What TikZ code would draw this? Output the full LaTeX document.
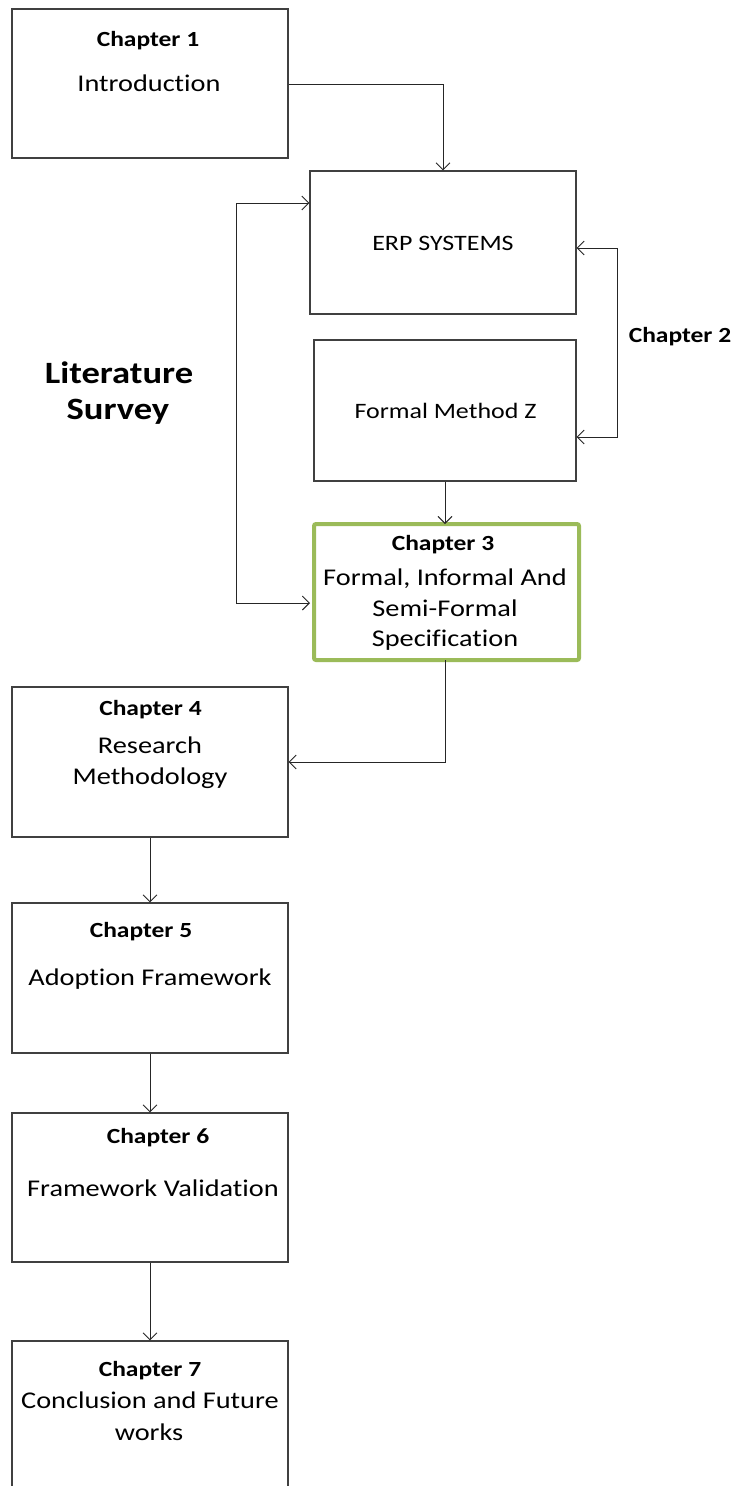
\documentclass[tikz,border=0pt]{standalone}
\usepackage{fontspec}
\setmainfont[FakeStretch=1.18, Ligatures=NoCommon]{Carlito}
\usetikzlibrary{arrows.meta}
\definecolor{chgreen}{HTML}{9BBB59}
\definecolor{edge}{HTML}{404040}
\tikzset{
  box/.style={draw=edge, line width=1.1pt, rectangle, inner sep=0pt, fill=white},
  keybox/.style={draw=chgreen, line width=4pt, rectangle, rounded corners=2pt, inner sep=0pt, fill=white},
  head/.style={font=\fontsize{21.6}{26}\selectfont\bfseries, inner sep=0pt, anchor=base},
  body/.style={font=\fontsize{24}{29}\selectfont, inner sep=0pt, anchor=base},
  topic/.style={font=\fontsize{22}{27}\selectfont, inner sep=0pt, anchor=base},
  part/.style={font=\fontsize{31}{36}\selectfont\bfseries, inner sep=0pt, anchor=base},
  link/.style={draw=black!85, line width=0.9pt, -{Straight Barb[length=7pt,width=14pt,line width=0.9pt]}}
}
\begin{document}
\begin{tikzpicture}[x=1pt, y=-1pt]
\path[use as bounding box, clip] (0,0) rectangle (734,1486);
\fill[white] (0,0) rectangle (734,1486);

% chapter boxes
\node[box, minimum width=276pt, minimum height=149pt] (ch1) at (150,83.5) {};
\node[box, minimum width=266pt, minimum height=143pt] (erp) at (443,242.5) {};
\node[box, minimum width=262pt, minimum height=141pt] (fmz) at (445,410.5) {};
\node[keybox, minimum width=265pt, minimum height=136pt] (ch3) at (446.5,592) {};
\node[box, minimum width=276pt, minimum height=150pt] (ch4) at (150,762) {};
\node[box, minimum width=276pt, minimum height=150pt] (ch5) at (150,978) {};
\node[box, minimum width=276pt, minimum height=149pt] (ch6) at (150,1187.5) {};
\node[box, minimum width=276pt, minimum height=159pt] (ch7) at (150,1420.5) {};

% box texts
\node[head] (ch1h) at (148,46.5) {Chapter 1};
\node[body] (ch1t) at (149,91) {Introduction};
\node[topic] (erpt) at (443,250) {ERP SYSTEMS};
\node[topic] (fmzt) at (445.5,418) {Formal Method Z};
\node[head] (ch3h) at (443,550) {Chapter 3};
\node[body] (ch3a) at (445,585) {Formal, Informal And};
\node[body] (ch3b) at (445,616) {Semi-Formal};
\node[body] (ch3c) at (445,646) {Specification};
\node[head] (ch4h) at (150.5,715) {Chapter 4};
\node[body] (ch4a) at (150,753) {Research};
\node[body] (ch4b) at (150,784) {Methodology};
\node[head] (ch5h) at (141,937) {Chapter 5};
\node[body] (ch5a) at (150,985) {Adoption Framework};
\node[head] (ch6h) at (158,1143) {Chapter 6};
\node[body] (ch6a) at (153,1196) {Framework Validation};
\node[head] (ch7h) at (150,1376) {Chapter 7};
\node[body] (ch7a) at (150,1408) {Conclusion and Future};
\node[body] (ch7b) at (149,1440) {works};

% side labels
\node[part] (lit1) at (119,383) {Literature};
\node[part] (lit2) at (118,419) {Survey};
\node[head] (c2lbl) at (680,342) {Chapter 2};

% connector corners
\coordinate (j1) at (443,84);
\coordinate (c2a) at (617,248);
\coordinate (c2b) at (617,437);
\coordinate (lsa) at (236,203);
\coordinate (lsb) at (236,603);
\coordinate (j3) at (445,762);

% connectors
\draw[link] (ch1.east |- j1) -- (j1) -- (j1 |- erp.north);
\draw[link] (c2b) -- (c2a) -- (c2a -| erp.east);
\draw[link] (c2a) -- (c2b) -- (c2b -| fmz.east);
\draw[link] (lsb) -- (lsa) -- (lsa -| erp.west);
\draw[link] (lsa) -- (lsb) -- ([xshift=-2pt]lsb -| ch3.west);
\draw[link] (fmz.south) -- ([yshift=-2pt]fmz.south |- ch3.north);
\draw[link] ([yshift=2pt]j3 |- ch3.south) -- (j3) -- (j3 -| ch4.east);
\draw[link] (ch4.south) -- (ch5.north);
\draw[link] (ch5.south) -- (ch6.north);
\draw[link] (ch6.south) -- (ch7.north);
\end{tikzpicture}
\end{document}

Your goal -> In your copy of the listing above, reproduce each line exactly and omit all pictures.

Complete response ->
What TikZ code would draw this? Output the full LaTeX document.
\documentclass[tikz,border=0pt]{standalone}
\usepackage{fontspec}
\setmainfont[FakeStretch=1.18, Ligatures=NoCommon]{Carlito}
\usetikzlibrary{arrows.meta}
\definecolor{chgreen}{HTML}{9BBB59}
\definecolor{edge}{HTML}{404040}
\tikzset{
  box/.style={draw=edge, line width=1.1pt, rectangle, inner sep=0pt, fill=white},
  keybox/.style={draw=chgreen, line width=4pt, rectangle, rounded corners=2pt, inner sep=0pt, fill=white},
  head/.style={font=\fontsize{21.6}{26}\selectfont\bfseries, inner sep=0pt, anchor=base},
  body/.style={font=\fontsize{24}{29}\selectfont, inner sep=0pt, anchor=base},
  topic/.style={font=\fontsize{22}{27}\selectfont, inner sep=0pt, anchor=base},
  part/.style={font=\fontsize{31}{36}\selectfont\bfseries, inner sep=0pt, anchor=base},
  link/.style={draw=black!85, line width=0.9pt, -{Straight Barb[length=7pt,width=14pt,line width=0.9pt]}}
}
\begin{document}
\begin{tikzpicture}[x=1pt, y=-1pt]
\path[use as bounding box, clip] (0,0) rectangle (734,1486);
\fill[white] (0,0) rectangle (734,1486);

% chapter boxes
\node[box, minimum width=276pt, minimum height=149pt] (ch1) at (150,83.5) {};
\node[box, minimum width=266pt, minimum height=143pt] (erp) at (443,242.5) {};
\node[box, minimum width=262pt, minimum height=141pt] (fmz) at (445,410.5) {};
\node[keybox, minimum width=265pt, minimum height=136pt] (ch3) at (446.5,592) {};
\node[box, minimum width=276pt, minimum height=150pt] (ch4) at (150,762) {};
\node[box, minimum width=276pt, minimum height=150pt] (ch5) at (150,978) {};
\node[box, minimum width=276pt, minimum height=149pt] (ch6) at (150,1187.5) {};
\node[box, minimum width=276pt, minimum height=159pt] (ch7) at (150,1420.5) {};

% box texts
\node[head] (ch1h) at (148,46.5) {Chapter 1};
\node[body] (ch1t) at (149,91) {Introduction};
\node[topic] (erpt) at (443,250) {ERP SYSTEMS};
\node[topic] (fmzt) at (445.5,418) {Formal Method Z};
\node[head] (ch3h) at (443,550) {Chapter 3};
\node[body] (ch3a) at (445,585) {Formal, Informal And};
\node[body] (ch3b) at (445,616) {Semi-Formal};
\node[body] (ch3c) at (445,646) {Specification};
\node[head] (ch4h) at (150.5,715) {Chapter 4};
\node[body] (ch4a) at (150,753) {Research};
\node[body] (ch4b) at (150,784) {Methodology};
\node[head] (ch5h) at (141,937) {Chapter 5};
\node[body] (ch5a) at (150,985) {Adoption Framework};
\node[head] (ch6h) at (158,1143) {Chapter 6};
\node[body] (ch6a) at (153,1196) {Framework Validation};
\node[head] (ch7h) at (150,1376) {Chapter 7};
\node[body] (ch7a) at (150,1408) {Conclusion and Future};
\node[body] (ch7b) at (149,1440) {works};

% side labels
\node[part] (lit1) at (119,383) {Literature};
\node[part] (lit2) at (118,419) {Survey};
\node[head] (c2lbl) at (680,342) {Chapter 2};

% connector corners
\coordinate (j1) at (443,84);
\coordinate (c2a) at (617,248);
\coordinate (c2b) at (617,437);
\coordinate (lsa) at (236,203);
\coordinate (lsb) at (236,603);
\coordinate (j3) at (445,762);

% connectors
\draw[link] (ch1.east |- j1) -- (j1) -- (j1 |- erp.north);
\draw[link] (c2b) -- (c2a) -- (c2a -| erp.east);
\draw[link] (c2a) -- (c2b) -- (c2b -| fmz.east);
\draw[link] (lsb) -- (lsa) -- (lsa -| erp.west);
\draw[link] (lsa) -- (lsb) -- ([xshift=-2pt]lsb -| ch3.west);
\draw[link] (fmz.south) -- ([yshift=-2pt]fmz.south |- ch3.north);
\draw[link] ([yshift=2pt]j3 |- ch3.south) -- (j3) -- (j3 -| ch4.east);
\draw[link] (ch4.south) -- (ch5.north);
\draw[link] (ch5.south) -- (ch6.north);
\draw[link] (ch6.south) -- (ch7.north);
\end{tikzpicture}
\end{document}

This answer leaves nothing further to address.